Begin
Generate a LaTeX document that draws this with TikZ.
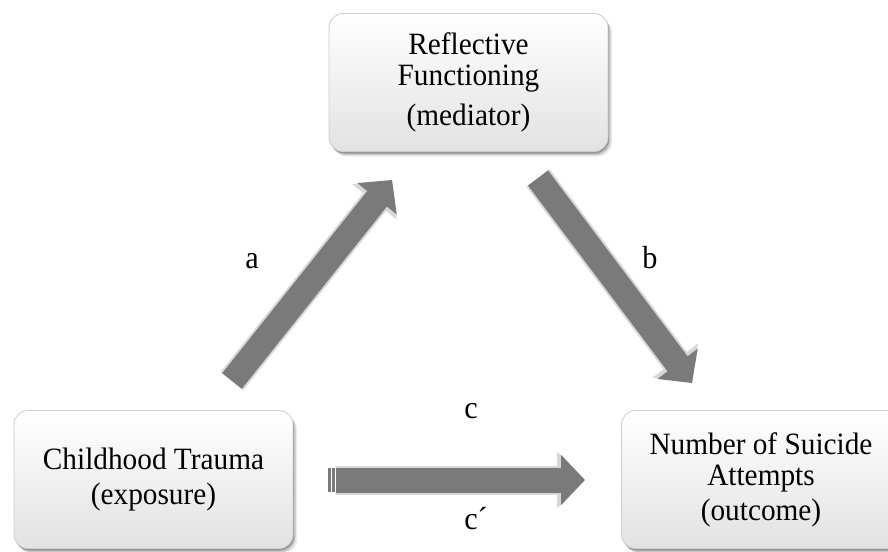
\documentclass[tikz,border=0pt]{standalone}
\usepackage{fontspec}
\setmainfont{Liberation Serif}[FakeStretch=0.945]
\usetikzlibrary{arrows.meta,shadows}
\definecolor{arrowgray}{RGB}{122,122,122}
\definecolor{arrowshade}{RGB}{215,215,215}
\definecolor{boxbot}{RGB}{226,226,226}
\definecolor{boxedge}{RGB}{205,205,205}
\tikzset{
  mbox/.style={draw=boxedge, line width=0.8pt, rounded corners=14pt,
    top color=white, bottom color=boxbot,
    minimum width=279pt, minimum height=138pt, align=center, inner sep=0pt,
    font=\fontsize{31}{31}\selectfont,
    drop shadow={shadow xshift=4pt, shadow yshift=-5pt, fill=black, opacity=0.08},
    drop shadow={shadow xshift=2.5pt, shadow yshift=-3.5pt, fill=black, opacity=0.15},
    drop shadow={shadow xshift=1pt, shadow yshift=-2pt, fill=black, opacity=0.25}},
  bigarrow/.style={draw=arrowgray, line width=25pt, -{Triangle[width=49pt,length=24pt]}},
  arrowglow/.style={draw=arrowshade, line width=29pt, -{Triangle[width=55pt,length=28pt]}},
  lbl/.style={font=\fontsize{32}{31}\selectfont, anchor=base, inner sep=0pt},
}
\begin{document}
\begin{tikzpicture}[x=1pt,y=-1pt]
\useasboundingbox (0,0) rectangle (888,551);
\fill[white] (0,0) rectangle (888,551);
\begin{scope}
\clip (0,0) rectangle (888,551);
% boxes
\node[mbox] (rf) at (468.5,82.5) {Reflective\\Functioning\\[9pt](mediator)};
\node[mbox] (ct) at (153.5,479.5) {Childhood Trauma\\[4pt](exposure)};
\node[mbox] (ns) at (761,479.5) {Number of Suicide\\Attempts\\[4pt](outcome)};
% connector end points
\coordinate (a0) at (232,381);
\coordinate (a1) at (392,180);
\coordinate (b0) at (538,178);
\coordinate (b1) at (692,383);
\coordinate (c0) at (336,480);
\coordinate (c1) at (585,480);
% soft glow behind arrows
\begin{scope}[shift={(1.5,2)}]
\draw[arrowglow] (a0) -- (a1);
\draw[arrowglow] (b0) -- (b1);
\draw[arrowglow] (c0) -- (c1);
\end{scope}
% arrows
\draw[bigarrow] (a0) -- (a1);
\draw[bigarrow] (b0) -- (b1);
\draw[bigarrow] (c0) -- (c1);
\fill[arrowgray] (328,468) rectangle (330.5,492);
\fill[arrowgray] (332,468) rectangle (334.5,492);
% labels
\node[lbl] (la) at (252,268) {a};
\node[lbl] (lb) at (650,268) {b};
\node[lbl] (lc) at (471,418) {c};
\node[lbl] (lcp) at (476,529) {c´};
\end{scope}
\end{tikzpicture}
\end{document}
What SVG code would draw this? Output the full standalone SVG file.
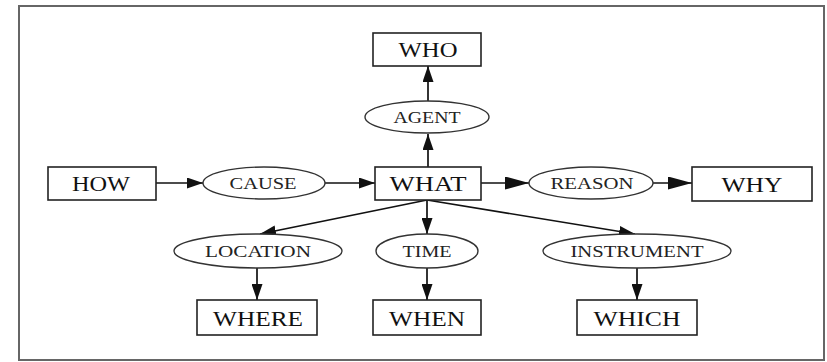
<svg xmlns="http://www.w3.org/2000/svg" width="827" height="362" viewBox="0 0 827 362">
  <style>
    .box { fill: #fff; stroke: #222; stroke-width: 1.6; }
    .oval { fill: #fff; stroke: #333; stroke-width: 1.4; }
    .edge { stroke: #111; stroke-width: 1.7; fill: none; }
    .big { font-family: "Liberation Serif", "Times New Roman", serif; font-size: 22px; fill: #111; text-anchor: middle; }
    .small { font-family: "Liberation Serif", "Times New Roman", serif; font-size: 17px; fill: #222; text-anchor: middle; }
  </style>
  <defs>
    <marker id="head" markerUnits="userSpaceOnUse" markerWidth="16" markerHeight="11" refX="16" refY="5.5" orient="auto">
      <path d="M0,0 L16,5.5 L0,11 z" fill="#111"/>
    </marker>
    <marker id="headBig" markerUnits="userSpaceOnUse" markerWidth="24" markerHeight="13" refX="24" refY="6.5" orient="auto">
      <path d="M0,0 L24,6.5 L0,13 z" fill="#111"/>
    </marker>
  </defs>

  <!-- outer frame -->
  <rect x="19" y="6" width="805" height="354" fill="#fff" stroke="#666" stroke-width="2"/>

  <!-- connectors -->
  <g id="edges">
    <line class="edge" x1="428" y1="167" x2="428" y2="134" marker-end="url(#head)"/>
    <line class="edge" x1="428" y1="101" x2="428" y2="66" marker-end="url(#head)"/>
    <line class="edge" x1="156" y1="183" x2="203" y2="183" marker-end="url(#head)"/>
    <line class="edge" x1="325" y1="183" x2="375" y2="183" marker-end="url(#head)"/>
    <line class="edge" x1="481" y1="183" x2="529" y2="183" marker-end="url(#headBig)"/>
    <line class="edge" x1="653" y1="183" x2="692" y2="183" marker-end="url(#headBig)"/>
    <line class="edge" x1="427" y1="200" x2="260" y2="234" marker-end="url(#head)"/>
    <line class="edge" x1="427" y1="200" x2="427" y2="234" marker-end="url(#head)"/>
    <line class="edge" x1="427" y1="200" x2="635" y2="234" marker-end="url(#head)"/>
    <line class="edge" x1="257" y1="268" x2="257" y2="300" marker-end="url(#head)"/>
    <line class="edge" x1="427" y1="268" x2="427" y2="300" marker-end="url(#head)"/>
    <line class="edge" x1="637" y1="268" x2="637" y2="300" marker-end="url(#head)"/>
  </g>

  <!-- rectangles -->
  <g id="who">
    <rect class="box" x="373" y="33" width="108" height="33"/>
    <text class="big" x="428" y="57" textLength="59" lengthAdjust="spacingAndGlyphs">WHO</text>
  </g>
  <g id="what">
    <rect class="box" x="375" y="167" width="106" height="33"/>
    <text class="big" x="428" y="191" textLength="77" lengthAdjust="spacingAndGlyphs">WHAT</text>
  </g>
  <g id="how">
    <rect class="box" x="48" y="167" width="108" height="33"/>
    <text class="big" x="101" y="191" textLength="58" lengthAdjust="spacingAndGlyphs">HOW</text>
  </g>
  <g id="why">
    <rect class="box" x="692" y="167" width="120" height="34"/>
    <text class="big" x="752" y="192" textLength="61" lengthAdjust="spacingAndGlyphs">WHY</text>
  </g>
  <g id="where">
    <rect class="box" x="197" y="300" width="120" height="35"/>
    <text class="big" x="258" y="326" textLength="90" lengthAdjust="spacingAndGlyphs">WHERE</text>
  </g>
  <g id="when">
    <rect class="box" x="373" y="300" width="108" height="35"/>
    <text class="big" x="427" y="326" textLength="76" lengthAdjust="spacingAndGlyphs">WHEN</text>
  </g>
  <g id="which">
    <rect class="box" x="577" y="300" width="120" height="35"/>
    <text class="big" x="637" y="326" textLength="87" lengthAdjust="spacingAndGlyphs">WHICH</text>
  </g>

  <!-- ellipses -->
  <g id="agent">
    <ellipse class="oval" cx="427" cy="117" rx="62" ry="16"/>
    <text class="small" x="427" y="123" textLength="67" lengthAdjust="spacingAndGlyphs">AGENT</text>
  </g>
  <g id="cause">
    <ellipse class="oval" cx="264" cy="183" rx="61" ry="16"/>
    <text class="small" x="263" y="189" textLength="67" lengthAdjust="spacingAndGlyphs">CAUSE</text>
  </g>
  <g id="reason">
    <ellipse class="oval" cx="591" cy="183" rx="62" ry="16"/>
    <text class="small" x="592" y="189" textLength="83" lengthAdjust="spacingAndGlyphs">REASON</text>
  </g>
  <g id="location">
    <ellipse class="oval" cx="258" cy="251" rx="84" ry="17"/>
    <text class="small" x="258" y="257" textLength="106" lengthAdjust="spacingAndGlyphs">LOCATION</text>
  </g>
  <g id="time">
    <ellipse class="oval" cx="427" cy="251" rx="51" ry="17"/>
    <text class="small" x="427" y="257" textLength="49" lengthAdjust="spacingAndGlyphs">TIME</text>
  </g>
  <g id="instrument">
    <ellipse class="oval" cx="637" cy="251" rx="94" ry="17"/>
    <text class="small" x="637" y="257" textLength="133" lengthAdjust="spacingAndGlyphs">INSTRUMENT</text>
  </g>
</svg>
End
Directions » Copy out all lines that carry the word "this".

Exercise result »
Generate a LaTeX document that draws this with TikZ.
What SVG code would draw this? Output the full standalone SVG file.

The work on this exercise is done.